Below are the records; extract from them the line containing "Emit a Python" to the line containing "xlim = (1.5, 6.5)", both lines included, exactly and with no pictures.

********

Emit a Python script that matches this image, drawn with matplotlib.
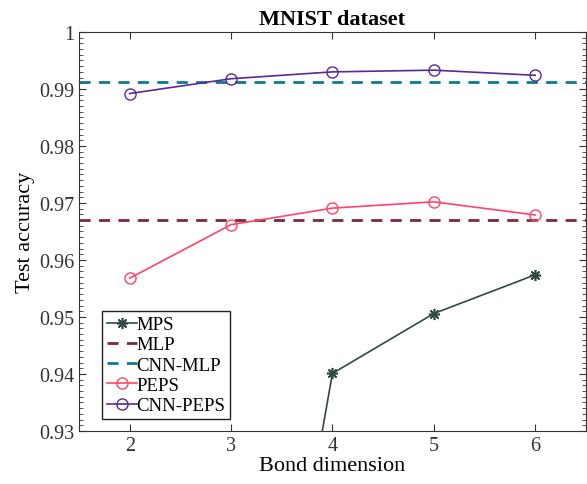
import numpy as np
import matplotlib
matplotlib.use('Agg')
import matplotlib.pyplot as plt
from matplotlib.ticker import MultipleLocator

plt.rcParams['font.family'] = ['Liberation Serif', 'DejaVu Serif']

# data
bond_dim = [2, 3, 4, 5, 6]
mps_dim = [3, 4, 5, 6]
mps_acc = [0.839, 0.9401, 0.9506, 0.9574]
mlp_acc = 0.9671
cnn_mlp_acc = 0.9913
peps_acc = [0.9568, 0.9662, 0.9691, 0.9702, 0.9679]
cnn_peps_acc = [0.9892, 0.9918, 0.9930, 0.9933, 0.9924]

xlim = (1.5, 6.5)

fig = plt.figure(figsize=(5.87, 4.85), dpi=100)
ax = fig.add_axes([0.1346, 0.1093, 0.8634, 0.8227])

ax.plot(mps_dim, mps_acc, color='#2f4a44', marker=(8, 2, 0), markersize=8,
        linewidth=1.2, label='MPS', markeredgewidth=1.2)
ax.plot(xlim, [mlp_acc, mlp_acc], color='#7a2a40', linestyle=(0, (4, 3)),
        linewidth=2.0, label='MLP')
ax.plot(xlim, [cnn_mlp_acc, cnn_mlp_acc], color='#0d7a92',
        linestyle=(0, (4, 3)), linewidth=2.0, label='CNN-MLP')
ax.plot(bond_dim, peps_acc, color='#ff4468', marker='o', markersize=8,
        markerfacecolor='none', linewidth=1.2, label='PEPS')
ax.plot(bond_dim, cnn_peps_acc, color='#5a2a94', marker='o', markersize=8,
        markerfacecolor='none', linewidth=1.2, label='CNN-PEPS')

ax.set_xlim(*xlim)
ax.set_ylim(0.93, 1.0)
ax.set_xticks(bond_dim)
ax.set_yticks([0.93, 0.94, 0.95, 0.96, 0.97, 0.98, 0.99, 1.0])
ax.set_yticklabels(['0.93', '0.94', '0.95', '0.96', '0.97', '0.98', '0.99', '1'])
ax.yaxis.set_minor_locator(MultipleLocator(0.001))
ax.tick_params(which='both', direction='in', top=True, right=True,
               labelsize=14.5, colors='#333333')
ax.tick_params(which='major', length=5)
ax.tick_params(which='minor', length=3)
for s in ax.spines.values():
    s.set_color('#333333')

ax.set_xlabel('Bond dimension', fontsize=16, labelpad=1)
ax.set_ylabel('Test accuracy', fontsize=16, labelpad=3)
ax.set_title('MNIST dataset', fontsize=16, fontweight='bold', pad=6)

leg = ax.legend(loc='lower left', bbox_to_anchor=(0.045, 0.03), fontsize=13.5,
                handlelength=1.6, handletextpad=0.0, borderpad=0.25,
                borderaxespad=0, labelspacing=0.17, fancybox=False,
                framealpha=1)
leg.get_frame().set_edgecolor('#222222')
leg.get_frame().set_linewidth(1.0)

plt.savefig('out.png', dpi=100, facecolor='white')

********

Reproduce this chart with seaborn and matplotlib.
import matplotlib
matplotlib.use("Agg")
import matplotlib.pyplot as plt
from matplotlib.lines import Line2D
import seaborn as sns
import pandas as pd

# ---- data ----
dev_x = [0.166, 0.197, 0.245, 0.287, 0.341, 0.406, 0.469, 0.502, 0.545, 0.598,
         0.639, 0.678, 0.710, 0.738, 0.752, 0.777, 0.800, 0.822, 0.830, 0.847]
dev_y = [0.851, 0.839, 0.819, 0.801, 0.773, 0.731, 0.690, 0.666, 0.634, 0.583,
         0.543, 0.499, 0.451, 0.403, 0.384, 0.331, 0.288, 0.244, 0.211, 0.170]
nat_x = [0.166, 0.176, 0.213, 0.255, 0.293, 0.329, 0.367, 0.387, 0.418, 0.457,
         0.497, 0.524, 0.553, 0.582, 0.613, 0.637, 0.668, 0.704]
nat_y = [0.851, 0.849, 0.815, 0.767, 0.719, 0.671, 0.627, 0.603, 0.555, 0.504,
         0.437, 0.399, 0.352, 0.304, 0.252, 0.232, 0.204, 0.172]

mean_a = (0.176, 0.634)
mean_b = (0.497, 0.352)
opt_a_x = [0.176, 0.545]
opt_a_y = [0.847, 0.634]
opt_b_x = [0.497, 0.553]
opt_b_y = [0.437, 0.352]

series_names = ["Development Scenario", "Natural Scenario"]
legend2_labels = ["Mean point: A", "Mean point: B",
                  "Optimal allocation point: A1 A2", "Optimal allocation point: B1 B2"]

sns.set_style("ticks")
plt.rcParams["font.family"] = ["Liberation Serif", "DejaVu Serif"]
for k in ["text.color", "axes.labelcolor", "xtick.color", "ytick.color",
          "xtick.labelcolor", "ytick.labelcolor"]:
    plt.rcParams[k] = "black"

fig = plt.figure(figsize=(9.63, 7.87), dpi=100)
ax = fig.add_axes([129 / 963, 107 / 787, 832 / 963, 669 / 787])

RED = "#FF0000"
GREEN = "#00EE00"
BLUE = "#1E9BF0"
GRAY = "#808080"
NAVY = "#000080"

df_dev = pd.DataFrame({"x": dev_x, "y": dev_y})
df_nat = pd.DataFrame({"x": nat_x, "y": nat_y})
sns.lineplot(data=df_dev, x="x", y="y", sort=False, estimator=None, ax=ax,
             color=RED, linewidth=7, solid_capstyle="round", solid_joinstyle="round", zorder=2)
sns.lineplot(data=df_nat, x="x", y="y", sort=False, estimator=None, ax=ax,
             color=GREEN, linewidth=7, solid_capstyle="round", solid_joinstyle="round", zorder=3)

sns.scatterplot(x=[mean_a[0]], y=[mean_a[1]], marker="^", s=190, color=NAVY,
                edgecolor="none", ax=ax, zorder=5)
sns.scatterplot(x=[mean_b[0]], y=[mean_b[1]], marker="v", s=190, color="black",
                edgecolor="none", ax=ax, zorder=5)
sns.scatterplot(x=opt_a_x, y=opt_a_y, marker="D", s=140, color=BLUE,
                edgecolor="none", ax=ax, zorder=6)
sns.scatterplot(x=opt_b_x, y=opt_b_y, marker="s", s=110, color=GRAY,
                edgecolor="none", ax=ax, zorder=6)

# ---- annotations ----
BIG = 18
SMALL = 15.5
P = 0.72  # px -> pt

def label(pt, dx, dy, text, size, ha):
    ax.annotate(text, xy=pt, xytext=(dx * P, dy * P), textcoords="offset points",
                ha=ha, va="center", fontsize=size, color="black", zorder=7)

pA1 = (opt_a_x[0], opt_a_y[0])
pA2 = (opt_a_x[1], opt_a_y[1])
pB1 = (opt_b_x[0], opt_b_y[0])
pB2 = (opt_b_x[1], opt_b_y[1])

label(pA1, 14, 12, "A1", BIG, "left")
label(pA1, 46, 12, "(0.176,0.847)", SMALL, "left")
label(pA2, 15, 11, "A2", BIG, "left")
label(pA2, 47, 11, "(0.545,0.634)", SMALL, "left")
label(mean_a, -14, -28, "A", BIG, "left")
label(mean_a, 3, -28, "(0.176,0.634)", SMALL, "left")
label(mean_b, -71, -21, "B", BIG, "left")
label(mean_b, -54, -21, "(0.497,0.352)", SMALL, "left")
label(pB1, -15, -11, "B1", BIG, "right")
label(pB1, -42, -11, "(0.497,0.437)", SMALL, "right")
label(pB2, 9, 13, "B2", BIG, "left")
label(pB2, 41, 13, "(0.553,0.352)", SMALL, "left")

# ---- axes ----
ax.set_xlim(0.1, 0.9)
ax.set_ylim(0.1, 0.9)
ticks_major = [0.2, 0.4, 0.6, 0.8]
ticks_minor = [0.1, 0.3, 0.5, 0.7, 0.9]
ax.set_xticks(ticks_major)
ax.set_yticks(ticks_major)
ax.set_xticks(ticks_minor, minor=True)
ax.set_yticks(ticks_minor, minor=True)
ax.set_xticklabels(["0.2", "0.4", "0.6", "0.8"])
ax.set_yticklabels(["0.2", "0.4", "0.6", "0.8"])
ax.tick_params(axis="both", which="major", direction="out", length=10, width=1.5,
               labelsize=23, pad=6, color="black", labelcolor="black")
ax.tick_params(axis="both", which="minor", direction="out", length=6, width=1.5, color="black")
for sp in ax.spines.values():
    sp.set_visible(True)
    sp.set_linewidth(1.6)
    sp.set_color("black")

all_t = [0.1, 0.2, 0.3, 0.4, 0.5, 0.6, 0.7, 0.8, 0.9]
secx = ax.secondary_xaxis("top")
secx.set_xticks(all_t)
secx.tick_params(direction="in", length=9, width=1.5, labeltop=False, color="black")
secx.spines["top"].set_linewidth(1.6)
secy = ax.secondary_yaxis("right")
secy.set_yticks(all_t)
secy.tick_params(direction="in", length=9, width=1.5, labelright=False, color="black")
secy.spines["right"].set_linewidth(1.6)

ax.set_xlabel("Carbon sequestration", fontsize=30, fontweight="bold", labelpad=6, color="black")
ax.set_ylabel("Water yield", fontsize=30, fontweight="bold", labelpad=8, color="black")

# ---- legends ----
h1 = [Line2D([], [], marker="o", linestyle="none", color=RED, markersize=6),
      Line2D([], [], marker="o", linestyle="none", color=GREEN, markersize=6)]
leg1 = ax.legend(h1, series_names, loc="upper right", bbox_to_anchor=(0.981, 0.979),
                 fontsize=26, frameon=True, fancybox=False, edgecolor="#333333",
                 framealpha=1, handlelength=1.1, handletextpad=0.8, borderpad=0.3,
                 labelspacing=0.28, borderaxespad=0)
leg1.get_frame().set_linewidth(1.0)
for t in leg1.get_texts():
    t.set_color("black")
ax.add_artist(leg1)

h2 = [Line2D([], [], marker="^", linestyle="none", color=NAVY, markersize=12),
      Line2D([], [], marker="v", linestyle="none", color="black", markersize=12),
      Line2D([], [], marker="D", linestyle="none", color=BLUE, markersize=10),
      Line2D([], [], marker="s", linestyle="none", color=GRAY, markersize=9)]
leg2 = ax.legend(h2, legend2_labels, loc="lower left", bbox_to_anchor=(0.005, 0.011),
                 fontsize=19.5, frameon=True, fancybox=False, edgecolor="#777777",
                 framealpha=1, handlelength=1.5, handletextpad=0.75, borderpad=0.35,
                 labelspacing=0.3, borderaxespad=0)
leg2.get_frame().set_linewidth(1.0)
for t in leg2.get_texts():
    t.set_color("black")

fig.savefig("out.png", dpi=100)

********

Solution for this problem ::
Emit a Python script that matches this image, drawn with matplotlib.
import numpy as np
import matplotlib
matplotlib.use('Agg')
import matplotlib.pyplot as plt
from matplotlib.ticker import MultipleLocator

plt.rcParams['font.family'] = ['Liberation Serif', 'DejaVu Serif']

# data
bond_dim = [2, 3, 4, 5, 6]
mps_dim = [3, 4, 5, 6]
mps_acc = [0.839, 0.9401, 0.9506, 0.9574]
mlp_acc = 0.9671
cnn_mlp_acc = 0.9913
peps_acc = [0.9568, 0.9662, 0.9691, 0.9702, 0.9679]
cnn_peps_acc = [0.9892, 0.9918, 0.9930, 0.9933, 0.9924]

xlim = (1.5, 6.5)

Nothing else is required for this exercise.